Yaşlı dayı oturduğu banktan yavaşça doğruldu. Bizim oturmamız için banktan kalktığını düşünerek “dayı, sorun yok. Biz şu kıyıya ilişiriz” dedim. Tebessüm etti ve yeniden oturdu banka. 

   Güzelim Anadolu insanı, biraz sevgi biraz saygı göstersen “etrafında pervane olur” . Git örneğin bir köye, yanında götürdüğün, cebinde unuttuğun küçücük bir şeyi onlara hediye et, “onu önemsediğini göster” canını alırsın, kaldı ki misafirperverlik! Kümesindeki üç beş tavuktan birini keser kaş göz arasında, ne ara kesti ne ara tüylerini yoldu hangi ara pişirdi o kıt imkanlarla anlayamazsın. 

  Yoksuldur ama onu dert etmez. Onun derdi “yoksunluktur”. Yıllarca “mahrum” edilmiştir. Yıllarca aranmamış, hatırı sorulmamış, kapısı çalınmamıştır. Sovyet yetimhanelerinde büyüyenler gibidir, kim başını okşasa ona karşı büyük bir sevgi duyar. Küçük bir ilgi onu içinde bulunduğu o sert görünümlü ama aslında çok kırılgan kabuğundan çıkarmaya yeter. 

  Siyasetin tacirleri bu özelliği iyi bildiklerinden “sizden biriyiz” şovunu onlara gösterirler. Kırsalda anlatılacak öykü başkadır, giyilecek elbise başkadır. Örneğin yer sofrasında onlarla birlikte oturup birde bir iki kaşık yemek yedin mi, oylar senin partine yazıldı say …. Hele muhtar bir de “yönlendirmeyi” doğru yaparsa, işin iştir. 

  Kendisinden yaşça daha küçük iki kişi geldi diye banktaki rahatını bozup kalkmak isteyen bu dayı, bende hep “hakkı yenilmiş ama yinede çizgisini bozmamış” insanlar var hala duygusunu yaşatır. İyi ki varlar yoksa insan nesli git gide “itici” bir hale geliyor. 
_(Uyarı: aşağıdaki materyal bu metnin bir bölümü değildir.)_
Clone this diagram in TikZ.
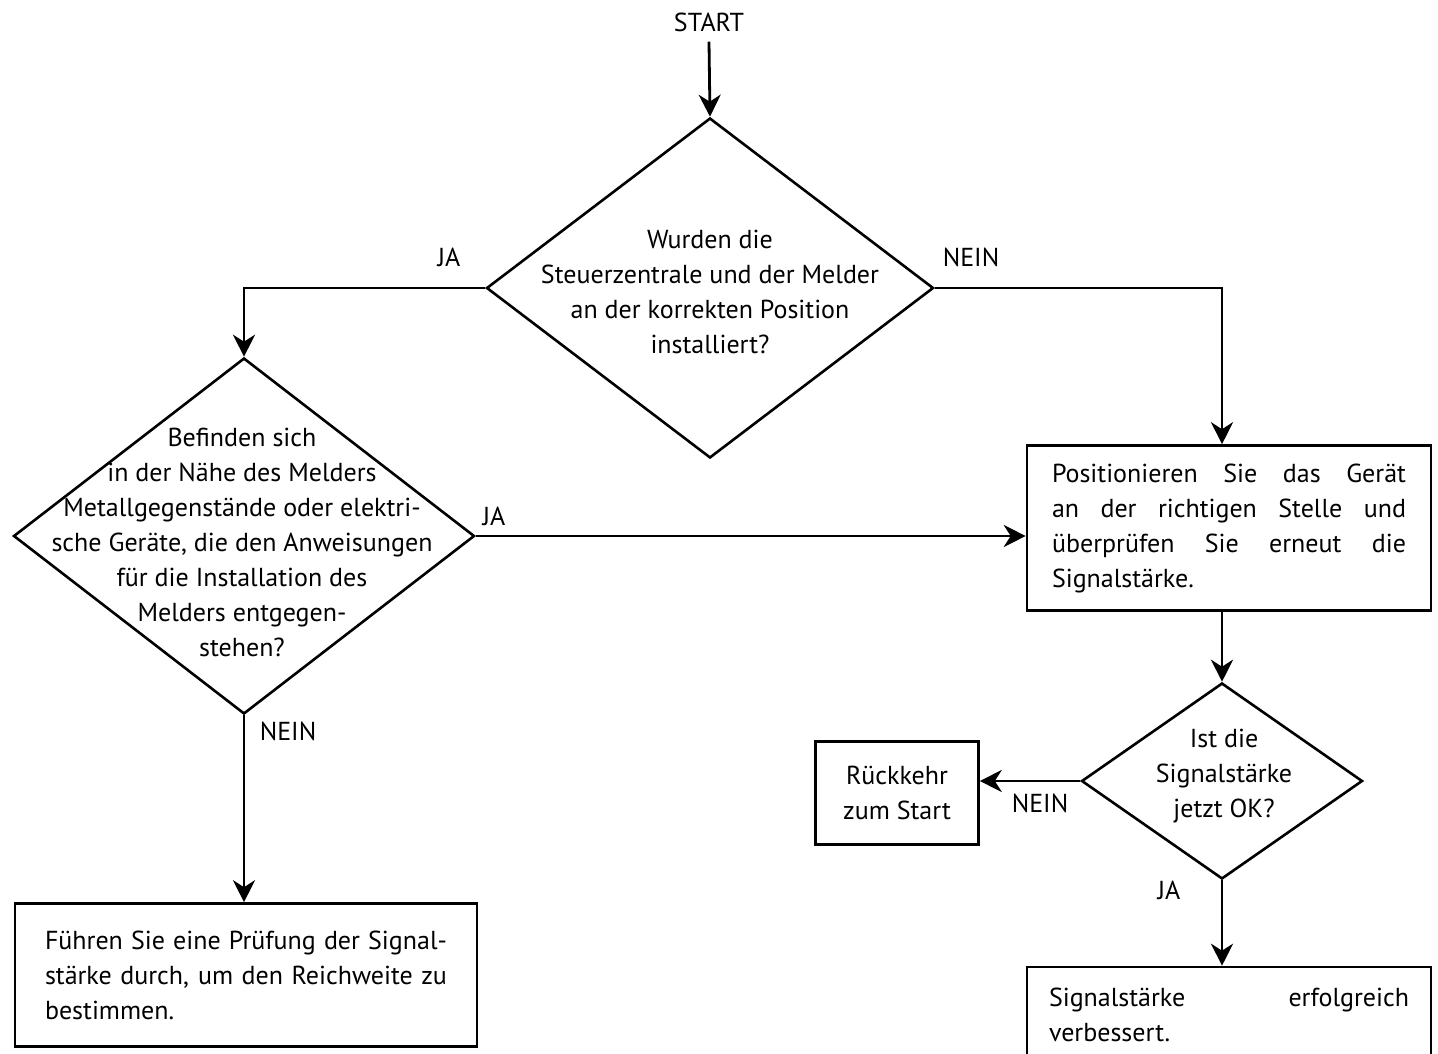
\documentclass[tikz,border=0pt]{standalone}
\usepackage{fontspec}
\setmainfont{PT Sans}
\usetikzlibrary{arrows.meta,positioning,shapes.geometric}

\newcommand{\fillline}[1]{\makebox[\hsize][s]{\spaceskip=0pt #1}}

\tikzset{
  decision/.style={diamond, draw, line width=2.6pt, inner sep=0pt},
  block/.style={rectangle, draw, line width=2.6pt, inner sep=0pt},
  flow/.style={line width=2.8pt, -{Stealth[length=22pt,width=22pt,inset=7pt]}},
  lbl/.style={inner sep=0pt}
}

\begin{document}
\begin{tikzpicture}[x=1pt,y=-1pt,font=\fontsize{26}{35}\selectfont]
\useasboundingbox (0,0) rectangle (1438,1054);
\clip (0,0) rectangle (1438,1054);

\node[lbl] (start) at (709,22) {START};

\node[decision, minimum width=447, minimum height=340] (q1) at (710,288) {};
\node[lbl, align=center] (q1t) at (710,292) {Wurden die\\Steuerzentrale und der Melder\\an der korrekten Position\\installiert?};

\node[decision, minimum width=461, minimum height=356] (q2) at (244,536) {};
\node[lbl, align=center] (q2t) at (242,542) {Befinden sich\\in der Nähe des Melders\\Metallgegenstände oder elektri-\\sche Geräte, die den Anweisungen\\für die Installation des\\Melders entgegen-\\stehen?};

\node[block, minimum width=404, minimum height=165, text width=354, align=justify] (pos) at (1229,528)
  {\fillline{Positionieren Sie das Gerät}\\\fillline{an der richtigen Stelle und}\\\fillline{überprüfen Sie erneut die}\\Signalstärke.};

\node[decision, minimum width=281, minimum height=196] (q3) at (1222,781) {};
\node[lbl, align=center] (q3t) at (1224,776) {Ist die\\Signalstärke\\jetzt OK?};

\node[block, minimum width=163, minimum height=103, align=center] (back) at (897,793) {Rückkehr\\zum Start};

\node[block, minimum width=462, minimum height=143, text width=402, align=justify] (check) at (246,975)
  {\fillline{Führen Sie eine Prüfung der Signal-}\\\fillline{stärke durch, um den Reichweite zu}\\bestimmen.};

\node[block, minimum width=404, minimum height=96, text width=360, align=justify] (done) at (1229,1015)
  {\fillline{Signalstärke erfolgreich}\\verbessert.};

\draw[flow] (start.south) ++(0,10) -- (q1.north);
\draw[flow] (q1.west) -| (q2.north);
\draw[flow] (q1.east) -| (q3.north |- pos.north);
\draw[flow] (q2.east) -- (q2.east -| pos.west);
\draw[flow] (q2.south) -- (q2.south |- check.north);
\draw[flow] (q3.north |- pos.south) -- (q3.north);
\draw[flow] (q3.west) -- (q3.west -| back.east);
\draw[flow] (q3.south) -- (q3.south |- done.north);

\node[lbl] (ja1) at (449,257) {JA};
\node[lbl] (nein1) at (971,257) {NEIN};
\node[lbl] (ja2) at (494,516) {JA};
\node[lbl] (nein2) at (288,731) {NEIN};
\node[lbl] (nein3) at (1040,803) {NEIN};
\node[lbl] (ja3) at (1169,890) {JA};
\end{tikzpicture}
\end{document}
  Siyasette, sporda, sosyal işlerde, amatör uğraşlarda veya hayatın herhangi bir alanında ne yaparsa yapsın “bundan çıkarım ne olacak” diye düşünen/ bir kıvama gelen insanlık! tabi ki buradaki insanlık! sözün gelişi, hangi güzel sıfatı hak ediyor ki? 

  Varsa yoksa ben/biz …

 Hiçbir ticari faaliyeti olmayan, hiçbir geliri olmayan ve aksine sorunlu hastalarla ilgilenen bir derneğin yıllardır yönetimini devralacak tek bir Allahın kulu çıkmaz mı? Ama spor kulüplerindeki yönetim kongrelerine bakın, siyasi partiler gibi binlerce üyeli, büyük salonlarda çetin ve çekişmeli yarışlara sahne oluyor. Gelin biraz da “ geliri olmayan, havası hiç, hastası, koşturması bol derneğimize sahip çıkın! 

  Bu memleketin kırsaldaki, köydeki insanı çok çekmiştir. Yol yaparlar “lütuf bağışlamış” gibi sürekli başlarına kakarlar. Elektrik bağlanır köye, ömrüne ömür katılmış gibi “ yak bakam şu elektriği” derler sanki elektriği bedava getirmişler evine, sanki hiç kullanım ücreti almayacaklar? Sanki TRT payını ödemeyecek o köylü vatandaşlar? Paramla hizmet ediyorsun havan kime? 

   Bu millete haksızlık yapanlar, bu milletin en temiz duygularıyla oynayanlar, işiniz şimdilik iyi görünebilir ama ahiri/sonu berbat olur. Bu ülkedeki bir çok mal niye vakfedilmiştir hiç düşündünüz mü? Koca cihan padişahları, büyük devlet adamları babadan kalma servetlerini bile vakfetmişlerdir. Zira her şeyin hakkı ödenir de bu insanların hakkı ödenmez diye yarın HESAP GÜNÜNÜN azabından korkmuşlardır.